- The Washington Times - Thursday, March 24, 2011

The F-35 fighter jet’s alternate engine has survived White House veto threats and knock-down congressional budget battles, but on Thursday the Pentagon finally said it is halting spending — delivering a major, albeit short-term, victory to President Obama.

Using Congress‘ ongoing budget stalemate as cover, the Defense Department said it was issuing a 90-day stop-work order on the second engine production line run by GE/Rolls-Royce.

“In our view, it is a waste of taxpayer money that can be used to fund higher Departmental priorities, and should be ended now,” the department said in a statement announcing the decision, which leaves the F-35 to rely on just one engine supplier, Pratt & Whitney.

With billions of dollars already sunk into the second engine, it has become a key battle in the test of wills between the president and Congress. Mr. Obama wants to find some defense programs to cut, while many lawmakers have balked.

In the 2010 budget cycle, Mr. Obama proposed cutting both the F-35 alternate engine and funding for the F-22 fighter. He succeeded in eliminating the F-22 money, but lawmakers still forced him to take the F-35 engine money.

The Pentagon was able to act unilaterally this week because Congress is tied up in knots over 2011 spending, and funding for the engine is caught in that limbo.

An influential member of Congress objected to the decision, as did GE/Rolls-Royce. In fact, the companies said they will sink their own money into the project for now, hoping Congress comes back and reverses the Pentagon’s decision.

“We are fully committed to delivering a better engine for the F-35 program, and have no intention of abandoning the war fighter and taxpayers,” David Joyce, president and CEO of GE Aviation, said in a letter to employees. “Everyone knows competition saves money. Our supporters in Congress are more determined than ever and are encouraging us to press the merits of our case.”

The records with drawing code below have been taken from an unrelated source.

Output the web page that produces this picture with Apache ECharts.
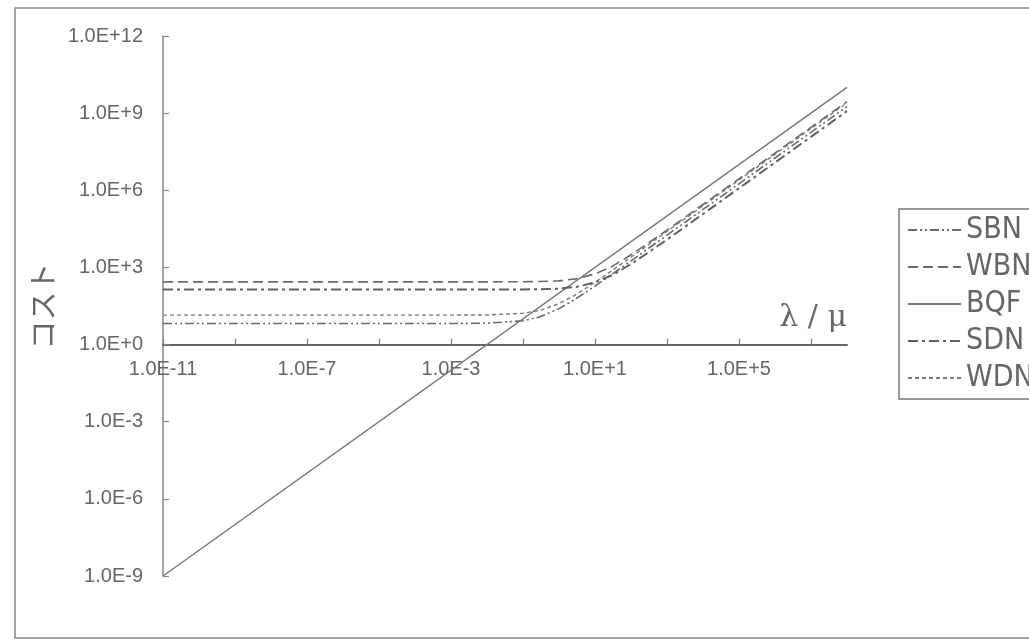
<!DOCTYPE html>
<html>
<head>
<meta charset="utf-8">
<script src="https://cdn.jsdelivr.net/npm/echarts@6/dist/echarts.min.js"></script>
<style>
  html, body { margin: 0; padding: 0; background: #fff; }
  #chart { width: 1029px; height: 640px; }
</style>
</head>
<body>
<div id="chart"></div>
<script>
const xValues = [1e-11, 1e-3, 1e-2, 1e-1, 0.3, 1, 3, 10, 30, 100, 1e3, 1e4, 1e6, 1e8];

// cost values read for each series at the x values above
const sbnValues = [6.6, 6.6, 6.8, 8.4, 12, 25, 61, 190, 550, 1800, 1.8e4, 1.8e5, 1.8e7, 1.8e9];
const wbnValues = [275, 275, 275, 278, 284, 300, 360, 560, 1100, 3100, 2.8e4, 2.8e5, 2.8e7, 2.8e9];
const sdnValues = [138, 138, 138, 139, 142, 150, 174, 260, 500, 1340, 1.2e4, 1.2e5, 1.2e7, 1.2e9];
const wdnValues = [14, 14, 14.2, 16.5, 21.5, 39, 89, 264, 760, 2500, 2.5e4, 2.5e5, 2.5e7, 2.5e9];
const bqfX = [1e-11, 1e8];
const bqfValues = [1e-9, 1e10];

// axis ticks and labels
const xTickValues = [1e-11, 1e-9, 1e-7, 1e-5, 1e-3, 1e-1, 1e1, 1e3, 1e5, 1e7];
const xLabelValues = [1e-11, 1e-7, 1e-3, 1e1, 1e5];
const yTickValues = [1e-9, 1e-6, 1e-3, 1, 1e3, 1e6, 1e9, 1e12];

const GRID_LEFT = 163, GRID_TOP = 36, GRID_W = 684, GRID_H = 540;
const TEXT = '#666';
const AXIS_FONT = "'Liberation Sans', Arial, sans-serif";
const NARROW_FONT = "'Liberation Sans Narrow', 'DejaVu Sans Condensed', 'Liberation Sans', sans-serif";

function sciLabel(v) {
    const e = Math.round(Math.log10(v));
    return '1.0E' + (e < 0 ? '-' : '+') + Math.abs(e);
}

function pairs(xs, ys) {
    return xs.map((x, i) => [x, ys[i]]);
}

function lineSeries(name, xs, ys, color, width, type) {
    return {
        name: name,
        type: 'line',
        symbol: 'none',
        data: pairs(xs, ys),
        lineStyle: { color: color, width: width, type: type },
        itemStyle: { color: color },
        emphasis: { disabled: true }
    };
}

const chart = echarts.init(document.getElementById('chart'));

// distance from grid bottom (1E-9) up to 1E+0 : 9 of 21 decades
const xAxisOffset = -GRID_H * 9 / 21;

const option = {
    animation: false,
    backgroundColor: '#fff',
    grid: { left: GRID_LEFT, top: GRID_TOP, width: GRID_W, height: GRID_H },
    legend: {
        orient: 'vertical',
        left: 899,
        top: 209,
        padding: [6, 80, 6, 8],
        borderColor: '#777',
        borderWidth: 1.5,
        itemWidth: 53,
        itemHeight: 14,
        itemGap: 7,
        itemStyle: { opacity: 0 },
        textStyle: { fontSize: 30, fontFamily: NARROW_FONT, color: TEXT },
        data: ['SBN', 'WBN', 'BQF', 'SDN', 'WDN']
    },
    xAxis: {
        type: 'log',
        logBase: 10,
        min: 1e-11,
        max: 1e8,
        position: 'bottom',
        offset: xAxisOffset,
        axisLine: { lineStyle: { color: '#666', width: 2 } },
        axisTick: { inside: true, length: 6, customValues: xTickValues, lineStyle: { color: '#777', width: 1.2 } },
        axisLabel: {
            customValues: xLabelValues,
            formatter: sciLabel,
            margin: 15,
            color: TEXT,
            fontSize: 20,
            fontFamily: AXIS_FONT
        },
        splitLine: { show: false },
        minorTick: { show: false }
    },
    yAxis: {
        type: 'log',
        logBase: 10,
        min: 1e-9,
        max: 1e12,
        name: 'コスト',
        nameLocation: 'middle',
        nameRotate: 90,
        nameGap: 94,
        nameTextStyle: { fontSize: 29, color: TEXT, fontFamily: "'Noto Sans CJK JP', sans-serif" },
        axisLine: { show: true, lineStyle: { color: '#888', width: 1.5 } },
        axisTick: { show: true, inside: true, length: 6, customValues: yTickValues, lineStyle: { color: '#888', width: 1.2 } },
        axisLabel: {
            customValues: yTickValues,
            formatter: sciLabel,
            margin: 20,
            color: TEXT,
            fontSize: 20,
            fontFamily: AXIS_FONT
        },
        splitLine: { show: false }
    },
    graphic: [
        {
            type: 'rect',
            shape: { x: 15, y: 8, width: 1030, height: 630 },
            style: { fill: 'none', stroke: '#888', lineWidth: 1.5 },
            silent: true
        },
        {
            type: 'text',
            right: 1029 - 847,
            top: 303,
            style: { text: 'λ / μ', fontSize: 30, fontFamily: "'DejaVu Serif', serif", fill: TEXT }
        }
    ],
    series: [
        lineSeries('SBN', xValues, sbnValues, '#6a6a6a', 1.6, [9, 3, 2, 3, 2, 3]),
        lineSeries('WBN', xValues, wbnValues, '#6a6a6a', 1.6, [10, 5]),
        lineSeries('BQF', bqfX, bqfValues, '#777', 1.5, 'solid'),
        lineSeries('SDN', xValues, sdnValues, '#606060', 2, [10, 4, 3, 4]),
        lineSeries('WDN', xValues, wdnValues, '#7a7a7a', 1.4, [4, 3])
    ]
};

chart.setOption(option);
window.addEventListener('resize', () => chart.resize());
</script>
</body>
</html>
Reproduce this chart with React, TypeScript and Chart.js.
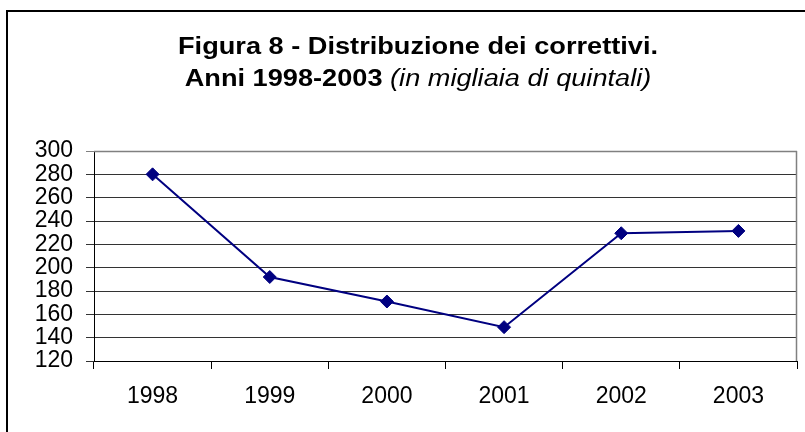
import React, { useEffect, useRef } from "react";
import { Chart, registerables } from "chart.js";

Chart.register(...registerables);

const years: string[] = ["1998", "1999", "2000", "2001", "2002", "2003"];
const values: number[] = [280, 192, 171, 149, 229.5, 231.5];
const yMin = 120;
const yMax = 300;
const yStep = 20;
const titleLine1 = "Figura 8 - Distribuzione dei correttivi.";
const titleLine2Bold = "Anni 1998-2003 ";
const titleLine2Italic = "(in migliaia di quintali)";

const W = 805;
const H = 432;

const titlePlugin = {
  id: "customTitle",
  afterDraw(chart: any) {
    const ctx = chart.ctx as CanvasRenderingContext2D;
    ctx.save();
    ctx.fillStyle = "#000";
    ctx.textBaseline = "alphabetic";
    ctx.textAlign = "left";
    const cx = 418;
    const bold = 'bold 23px "Liberation Sans", Arial, sans-serif';
    const ital = 'italic 23px "Liberation Sans", Arial, sans-serif';
    ctx.font = bold;
    const w1 = ctx.measureText(titleLine1).width;
    const sx = 480 / w1;
    ctx.save();
    ctx.translate(cx, 54);
    ctx.scale(sx, 1);
    ctx.fillText(titleLine1, -w1 / 2, 0);
    ctx.restore();
    ctx.font = bold;
    const wb = ctx.measureText(titleLine2Bold).width;
    ctx.font = ital;
    const wi = ctx.measureText(titleLine2Italic).width;
    const tot = wb + wi;
    ctx.save();
    ctx.translate(cx, 86);
    ctx.scale(sx, 1);
    ctx.font = bold;
    ctx.fillText(titleLine2Bold, -tot / 2, 0);
    ctx.font = ital;
    ctx.fillText(titleLine2Italic, -tot / 2 + wb, 0);
    ctx.restore();
    ctx.restore();
  },
};

const framePlugin = {
  id: "plotFrame",
  beforeDatasetsDraw(chart: any) {
    const { ctx, chartArea } = chart;
    ctx.save();
    ctx.strokeStyle = "#808080";
    ctx.lineWidth = 1.5;
    ctx.beginPath();
    ctx.moveTo(chartArea.left, chartArea.top + 0.5);
    ctx.lineTo(chartArea.right, chartArea.top + 0.5);
    ctx.moveTo(chartArea.right - 0.5, chartArea.top);
    ctx.lineTo(chartArea.right - 0.5, chartArea.bottom);
    ctx.stroke();
    ctx.restore();
  },
};

export default function App() {
  const ref = useRef<HTMLCanvasElement | null>(null);

  useEffect(() => {
    if (!ref.current) return;
    const chart = new Chart(ref.current, {
      type: "line",
      data: {
        labels: years,
        datasets: [
          {
            data: values,
            borderColor: "#000080",
            backgroundColor: "#000080",
            borderWidth: 2,
            pointStyle: "rectRot",
            pointRadius: 6.5,
            pointBorderWidth: 1,
            pointBorderColor: "#000080",
            pointBackgroundColor: "#000080",
            tension: 0,
            fill: false,
          },
        ],
      },
      options: {
        responsive: false,
        animation: false,
        devicePixelRatio: 1,
        layout: { padding: { top: 151, right: 8, bottom: 21, left: 0 } },
        plugins: {
          legend: { display: false },
          title: { display: false },
          tooltip: { enabled: false },
        },
        scales: {
          x: {
            offset: true,
            afterFit: (s: any) => {
              s.height = 50;
            },
            grid: {
              display: true,
              offset: true,
              drawOnChartArea: false,
              drawTicks: true,
              tickLength: 8,
              color: "#000",
            },
            border: { display: true, color: "#000", width: 1 },
            ticks: {
              color: "#000",
              padding: 14,
              font: { family: '"Liberation Sans", Arial, sans-serif', size: 23 },
              maxRotation: 0,
              autoSkip: false,
            },
          },
          y: {
            min: yMin,
            max: yMax,
            afterFit: (s: any) => {
              s.width = 94;
            },
            grid: {
              color: (c: any) => (c.tick && c.tick.value === yMax ? "#808080" : "#333"),
              tickLength: 8,
              drawTicks: true,
            },
            border: { display: true, color: "#000", width: 1 },
            ticks: {
              stepSize: yStep,
              autoSkip: false,
              color: "#000",
              padding: 13,
              font: { family: '"Liberation Sans", Arial, sans-serif', size: 23 },
            },
          },
        },
      },
      plugins: [framePlugin, titlePlugin],
    });
    return () => chart.destroy();
  }, []);

  return (
    <div
      style={{
        position: "fixed",
        left: 0,
        top: 0,
        width: W,
        height: H,
        overflow: "hidden",
        background: "#fff",
      }}
    >
      <div
        style={{
          position: "absolute",
          left: 6,
          top: 10,
          width: 900,
          height: 600,
          border: "2px solid #000",
          boxSizing: "border-box",
        }}
      />
      <canvas
        ref={ref}
        width={W}
        height={H}
        style={{ position: "absolute", left: 0, top: 0, width: W, height: H }}
      />
    </div>
  );
}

The F-35 Joint Strike Fighter is expected to be the workhorse fighter jet of the future, and total lifetime project costs have been estimated as high as $1 trillion.

Congress included $450 million in spending for the engine in the 2010 spending bills despite a vague veto threat from Mr. Obama.

This year, the president’s veto threat was more specific. Still, as of December he was prepared to sign a bill that included money for the project.

But with out-of-control spending dominating Washington, the president and engine opponents have stiffened their spines. The House voted 233-198 last month to zero out the $450 million as part of its bill to cut $61 billion from spending, and Senate Democrats followed suit, cutting funding for the engine in their competing bill.

A final bill has yet to pass Congress, though, and the stopgap funding includes money for the second engine. The project was left out of the defense policy bill, however.

Rep. Thomas J. Rooney, the Florida Republican who sponsored the House amendment cutting funding, said with the president and both houses of Congress having gone on record opposing the second engine, the Pentagon has made a smart move.

“When Congress eventually approves a long-term continuing resolution, I’m confident that it won’t include funds for the extra engine,” he said. “I am thankful the Pentagon is taking the step to focus its spending on more pressing needs.”

Still, House Armed Services Committee Chairman Howard P. “Buck” McKeon, California Republican, said the Pentagon should wait until a final spending bill passes Congress before stopping the money.

“The secretary should follow current law and not pre-empt the congressional deliberation process by yanking funding after a single amendment vote,” he said.

Congress is on a 10-day recess. When it returns, the first major piece of business will be passing a bill to fund the government through Sept. 30.

The Pentagon says having two engine suppliers creates duplication and wastes money, while GE/Rolls-Royce supporters say the competition between two companies will hold down costs in the long run and provides a safeguard should the primary contractor’s engine develop problems.

“In this era of fiscal responsibility, I am stunned that the administration and the Congress would accept the argument that it is good policy to save a dollar today only to spend a thousand dollars tomorrow,” Mr. McKeon said.

The Washington Times reported this month that if Congress did zero out the program, any money spent on the engine in 2011 would have to be reclaimed by cutting from other programs. Some members of Congress disputed that assessment, but if true, stopping payment on the engine now could save other priorities from facing the ax later.

The Defense Department says more than $140 million already has been spent in fiscal 2011 on the second engine.